### Rows from a dataset of charts and code
>>>>
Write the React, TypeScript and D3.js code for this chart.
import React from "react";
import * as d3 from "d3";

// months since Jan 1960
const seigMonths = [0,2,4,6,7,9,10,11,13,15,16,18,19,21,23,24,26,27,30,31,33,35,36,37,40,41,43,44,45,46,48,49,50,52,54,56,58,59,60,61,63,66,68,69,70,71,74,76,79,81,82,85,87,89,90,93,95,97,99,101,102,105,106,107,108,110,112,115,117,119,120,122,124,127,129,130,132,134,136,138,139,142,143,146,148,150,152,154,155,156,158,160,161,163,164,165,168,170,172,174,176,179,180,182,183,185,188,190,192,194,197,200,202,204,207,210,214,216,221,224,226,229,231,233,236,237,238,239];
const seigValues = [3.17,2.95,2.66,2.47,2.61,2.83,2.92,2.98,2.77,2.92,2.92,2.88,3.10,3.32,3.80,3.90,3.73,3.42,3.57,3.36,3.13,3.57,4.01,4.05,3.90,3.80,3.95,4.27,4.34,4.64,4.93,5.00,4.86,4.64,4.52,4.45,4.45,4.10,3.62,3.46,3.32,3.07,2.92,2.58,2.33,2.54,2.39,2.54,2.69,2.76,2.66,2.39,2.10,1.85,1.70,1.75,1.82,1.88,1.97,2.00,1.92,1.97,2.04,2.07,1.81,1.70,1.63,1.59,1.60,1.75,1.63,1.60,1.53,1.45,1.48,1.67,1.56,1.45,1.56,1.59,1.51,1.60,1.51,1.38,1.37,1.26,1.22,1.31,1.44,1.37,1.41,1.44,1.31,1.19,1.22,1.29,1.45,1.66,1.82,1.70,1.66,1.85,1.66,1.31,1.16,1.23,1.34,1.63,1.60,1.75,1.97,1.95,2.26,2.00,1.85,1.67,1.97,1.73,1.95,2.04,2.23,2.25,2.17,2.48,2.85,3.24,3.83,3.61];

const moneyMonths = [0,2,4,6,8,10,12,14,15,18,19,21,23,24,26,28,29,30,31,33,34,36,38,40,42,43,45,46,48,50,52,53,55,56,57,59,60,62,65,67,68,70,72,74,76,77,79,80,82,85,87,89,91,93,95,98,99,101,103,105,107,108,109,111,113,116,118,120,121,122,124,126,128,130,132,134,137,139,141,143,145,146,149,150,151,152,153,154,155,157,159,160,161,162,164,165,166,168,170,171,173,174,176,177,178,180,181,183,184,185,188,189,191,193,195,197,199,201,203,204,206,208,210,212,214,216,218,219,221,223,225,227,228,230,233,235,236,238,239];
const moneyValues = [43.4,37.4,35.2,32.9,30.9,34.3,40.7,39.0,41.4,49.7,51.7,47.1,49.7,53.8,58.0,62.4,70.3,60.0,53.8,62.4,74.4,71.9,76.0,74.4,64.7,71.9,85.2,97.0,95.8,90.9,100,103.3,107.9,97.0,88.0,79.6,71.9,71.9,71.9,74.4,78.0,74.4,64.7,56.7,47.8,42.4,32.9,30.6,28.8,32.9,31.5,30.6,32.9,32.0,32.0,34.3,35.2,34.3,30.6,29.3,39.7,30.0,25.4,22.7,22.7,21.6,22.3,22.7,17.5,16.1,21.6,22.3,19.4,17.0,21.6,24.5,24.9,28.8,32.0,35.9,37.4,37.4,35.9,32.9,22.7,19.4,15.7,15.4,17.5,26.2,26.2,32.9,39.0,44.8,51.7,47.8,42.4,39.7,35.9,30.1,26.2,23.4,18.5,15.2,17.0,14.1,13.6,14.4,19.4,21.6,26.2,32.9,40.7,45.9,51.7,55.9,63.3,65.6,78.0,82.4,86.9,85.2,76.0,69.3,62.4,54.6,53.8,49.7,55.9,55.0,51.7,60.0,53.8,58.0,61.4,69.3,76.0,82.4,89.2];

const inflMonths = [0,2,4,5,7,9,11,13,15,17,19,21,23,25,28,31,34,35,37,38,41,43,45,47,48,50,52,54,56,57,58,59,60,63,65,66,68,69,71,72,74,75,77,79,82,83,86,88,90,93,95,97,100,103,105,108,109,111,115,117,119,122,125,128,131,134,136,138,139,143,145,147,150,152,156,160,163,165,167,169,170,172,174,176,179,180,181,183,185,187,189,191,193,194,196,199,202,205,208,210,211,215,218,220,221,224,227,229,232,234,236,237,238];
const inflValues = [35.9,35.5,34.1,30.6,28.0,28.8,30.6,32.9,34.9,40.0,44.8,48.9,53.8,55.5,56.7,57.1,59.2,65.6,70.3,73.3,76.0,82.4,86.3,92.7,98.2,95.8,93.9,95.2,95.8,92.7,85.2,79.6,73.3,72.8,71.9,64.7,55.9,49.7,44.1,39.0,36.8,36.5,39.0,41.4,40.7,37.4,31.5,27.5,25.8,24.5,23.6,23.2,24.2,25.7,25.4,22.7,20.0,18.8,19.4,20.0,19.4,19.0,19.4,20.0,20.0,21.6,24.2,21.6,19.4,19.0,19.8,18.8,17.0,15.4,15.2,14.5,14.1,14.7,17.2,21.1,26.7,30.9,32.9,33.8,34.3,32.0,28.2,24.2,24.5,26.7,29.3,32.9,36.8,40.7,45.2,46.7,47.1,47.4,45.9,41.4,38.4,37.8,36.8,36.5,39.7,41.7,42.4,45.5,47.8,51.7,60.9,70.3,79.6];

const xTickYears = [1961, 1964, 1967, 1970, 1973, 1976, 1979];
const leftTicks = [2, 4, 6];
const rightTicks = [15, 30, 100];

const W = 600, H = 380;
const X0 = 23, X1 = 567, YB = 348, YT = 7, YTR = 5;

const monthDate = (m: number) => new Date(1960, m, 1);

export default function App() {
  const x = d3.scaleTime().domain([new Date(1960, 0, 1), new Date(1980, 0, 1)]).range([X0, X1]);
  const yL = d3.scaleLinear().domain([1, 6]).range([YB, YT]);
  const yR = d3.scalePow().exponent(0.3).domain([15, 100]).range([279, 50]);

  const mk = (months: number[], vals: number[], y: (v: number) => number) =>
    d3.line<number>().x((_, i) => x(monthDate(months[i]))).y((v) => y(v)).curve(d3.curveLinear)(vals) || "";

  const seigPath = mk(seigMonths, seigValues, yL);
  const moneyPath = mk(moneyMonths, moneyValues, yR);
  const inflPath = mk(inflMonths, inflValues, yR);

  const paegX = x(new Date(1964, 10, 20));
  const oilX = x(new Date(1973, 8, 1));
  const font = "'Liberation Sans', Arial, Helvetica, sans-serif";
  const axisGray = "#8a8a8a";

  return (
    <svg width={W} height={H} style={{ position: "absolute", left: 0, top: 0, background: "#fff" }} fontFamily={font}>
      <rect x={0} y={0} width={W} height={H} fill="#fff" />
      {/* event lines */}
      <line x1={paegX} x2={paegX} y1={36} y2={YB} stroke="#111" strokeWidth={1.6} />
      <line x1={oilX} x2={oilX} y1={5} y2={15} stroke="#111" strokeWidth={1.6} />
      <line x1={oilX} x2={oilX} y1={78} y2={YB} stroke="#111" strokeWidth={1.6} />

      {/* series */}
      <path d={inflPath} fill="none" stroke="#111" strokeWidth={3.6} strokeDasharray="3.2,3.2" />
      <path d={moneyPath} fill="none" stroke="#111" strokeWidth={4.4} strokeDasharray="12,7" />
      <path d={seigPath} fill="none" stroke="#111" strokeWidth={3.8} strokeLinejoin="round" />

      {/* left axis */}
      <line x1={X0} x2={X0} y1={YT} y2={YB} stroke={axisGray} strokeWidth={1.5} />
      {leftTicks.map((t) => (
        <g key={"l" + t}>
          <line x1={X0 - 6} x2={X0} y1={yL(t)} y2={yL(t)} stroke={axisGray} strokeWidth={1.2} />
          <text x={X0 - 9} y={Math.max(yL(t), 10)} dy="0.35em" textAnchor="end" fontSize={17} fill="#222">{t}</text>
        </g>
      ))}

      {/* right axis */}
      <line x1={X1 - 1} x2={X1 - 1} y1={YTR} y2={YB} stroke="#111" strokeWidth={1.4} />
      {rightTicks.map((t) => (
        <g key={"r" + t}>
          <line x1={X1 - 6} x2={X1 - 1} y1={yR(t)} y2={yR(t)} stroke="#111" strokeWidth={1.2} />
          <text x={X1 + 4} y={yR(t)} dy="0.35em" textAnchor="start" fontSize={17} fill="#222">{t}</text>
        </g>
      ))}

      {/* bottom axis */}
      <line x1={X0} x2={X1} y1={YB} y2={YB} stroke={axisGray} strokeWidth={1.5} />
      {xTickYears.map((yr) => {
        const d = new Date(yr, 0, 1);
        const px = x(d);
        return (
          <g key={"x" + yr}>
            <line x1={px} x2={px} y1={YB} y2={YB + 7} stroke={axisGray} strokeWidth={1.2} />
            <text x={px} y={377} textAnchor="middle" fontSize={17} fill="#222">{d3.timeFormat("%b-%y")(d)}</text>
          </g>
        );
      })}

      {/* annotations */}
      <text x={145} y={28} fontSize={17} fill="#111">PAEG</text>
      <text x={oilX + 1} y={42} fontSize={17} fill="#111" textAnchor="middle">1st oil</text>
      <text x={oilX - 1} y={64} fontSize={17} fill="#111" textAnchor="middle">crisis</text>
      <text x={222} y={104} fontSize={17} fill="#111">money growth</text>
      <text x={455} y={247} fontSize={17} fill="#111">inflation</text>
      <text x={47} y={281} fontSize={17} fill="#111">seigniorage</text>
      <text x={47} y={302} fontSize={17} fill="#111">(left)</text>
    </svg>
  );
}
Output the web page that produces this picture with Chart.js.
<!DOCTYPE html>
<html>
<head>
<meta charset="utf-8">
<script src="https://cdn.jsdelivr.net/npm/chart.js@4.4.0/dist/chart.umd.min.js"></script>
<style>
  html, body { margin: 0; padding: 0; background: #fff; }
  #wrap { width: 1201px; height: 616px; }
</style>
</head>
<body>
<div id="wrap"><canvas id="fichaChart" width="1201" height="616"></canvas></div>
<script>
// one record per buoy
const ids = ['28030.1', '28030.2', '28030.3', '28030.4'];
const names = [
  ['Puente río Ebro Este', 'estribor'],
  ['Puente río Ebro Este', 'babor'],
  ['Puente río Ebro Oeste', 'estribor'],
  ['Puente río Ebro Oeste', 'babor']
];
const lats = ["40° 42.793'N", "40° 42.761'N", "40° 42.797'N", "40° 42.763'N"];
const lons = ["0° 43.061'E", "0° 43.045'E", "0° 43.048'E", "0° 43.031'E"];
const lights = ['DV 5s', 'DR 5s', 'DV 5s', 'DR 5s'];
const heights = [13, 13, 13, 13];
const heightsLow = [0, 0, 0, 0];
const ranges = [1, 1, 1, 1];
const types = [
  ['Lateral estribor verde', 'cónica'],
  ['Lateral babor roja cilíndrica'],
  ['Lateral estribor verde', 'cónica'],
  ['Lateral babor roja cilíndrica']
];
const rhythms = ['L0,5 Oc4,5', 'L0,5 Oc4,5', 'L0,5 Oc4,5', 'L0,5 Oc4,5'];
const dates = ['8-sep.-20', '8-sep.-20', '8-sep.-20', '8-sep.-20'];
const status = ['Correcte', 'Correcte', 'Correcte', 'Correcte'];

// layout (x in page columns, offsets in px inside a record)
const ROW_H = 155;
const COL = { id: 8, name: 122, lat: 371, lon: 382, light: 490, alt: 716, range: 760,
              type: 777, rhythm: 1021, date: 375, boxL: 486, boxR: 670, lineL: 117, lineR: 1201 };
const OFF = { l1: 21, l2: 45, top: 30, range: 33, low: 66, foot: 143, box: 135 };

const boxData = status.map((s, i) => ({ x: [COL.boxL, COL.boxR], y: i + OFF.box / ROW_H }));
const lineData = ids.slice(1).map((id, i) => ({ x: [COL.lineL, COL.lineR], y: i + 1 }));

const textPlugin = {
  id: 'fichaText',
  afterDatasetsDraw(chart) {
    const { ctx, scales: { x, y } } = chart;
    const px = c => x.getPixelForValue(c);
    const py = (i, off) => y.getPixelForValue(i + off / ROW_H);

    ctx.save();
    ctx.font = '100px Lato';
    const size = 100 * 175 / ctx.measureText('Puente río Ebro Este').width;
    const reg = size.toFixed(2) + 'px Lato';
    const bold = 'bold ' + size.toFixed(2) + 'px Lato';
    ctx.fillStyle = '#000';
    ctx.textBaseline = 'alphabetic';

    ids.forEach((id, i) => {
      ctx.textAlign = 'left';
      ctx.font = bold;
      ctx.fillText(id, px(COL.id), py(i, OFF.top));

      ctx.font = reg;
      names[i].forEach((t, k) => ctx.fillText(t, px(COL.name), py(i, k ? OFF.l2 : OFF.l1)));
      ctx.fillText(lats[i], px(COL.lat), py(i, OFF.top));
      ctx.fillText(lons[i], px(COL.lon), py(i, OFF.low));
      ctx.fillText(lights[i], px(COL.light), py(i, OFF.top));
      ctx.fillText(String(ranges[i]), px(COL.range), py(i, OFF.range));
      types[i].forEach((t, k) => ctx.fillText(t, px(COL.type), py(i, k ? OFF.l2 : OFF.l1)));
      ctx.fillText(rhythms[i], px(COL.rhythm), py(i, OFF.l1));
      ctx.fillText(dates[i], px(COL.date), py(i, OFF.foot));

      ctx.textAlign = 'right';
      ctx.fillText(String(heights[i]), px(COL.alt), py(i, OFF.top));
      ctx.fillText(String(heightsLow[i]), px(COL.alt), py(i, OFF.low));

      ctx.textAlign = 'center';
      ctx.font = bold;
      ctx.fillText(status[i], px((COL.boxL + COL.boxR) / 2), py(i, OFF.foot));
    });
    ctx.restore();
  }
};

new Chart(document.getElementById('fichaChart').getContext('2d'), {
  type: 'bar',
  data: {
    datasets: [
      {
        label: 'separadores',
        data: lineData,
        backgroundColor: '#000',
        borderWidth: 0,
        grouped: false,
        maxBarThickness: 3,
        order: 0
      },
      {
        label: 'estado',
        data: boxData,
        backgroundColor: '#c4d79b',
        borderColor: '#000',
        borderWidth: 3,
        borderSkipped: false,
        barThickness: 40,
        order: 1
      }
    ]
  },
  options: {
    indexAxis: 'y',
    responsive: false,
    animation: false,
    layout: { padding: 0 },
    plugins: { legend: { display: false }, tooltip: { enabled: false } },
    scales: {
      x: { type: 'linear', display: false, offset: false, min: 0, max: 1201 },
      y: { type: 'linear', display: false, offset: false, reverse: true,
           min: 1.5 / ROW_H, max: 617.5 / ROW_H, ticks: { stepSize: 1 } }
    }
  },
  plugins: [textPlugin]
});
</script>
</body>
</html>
<<<<
### What to work on
Can you write out the lines above, from the first one through the one containing "import * as", exactly as they appear and nothing more?

### Final result
Write the React, TypeScript and D3.js code for this chart.
import React from "react";
import * as d3 from "d3";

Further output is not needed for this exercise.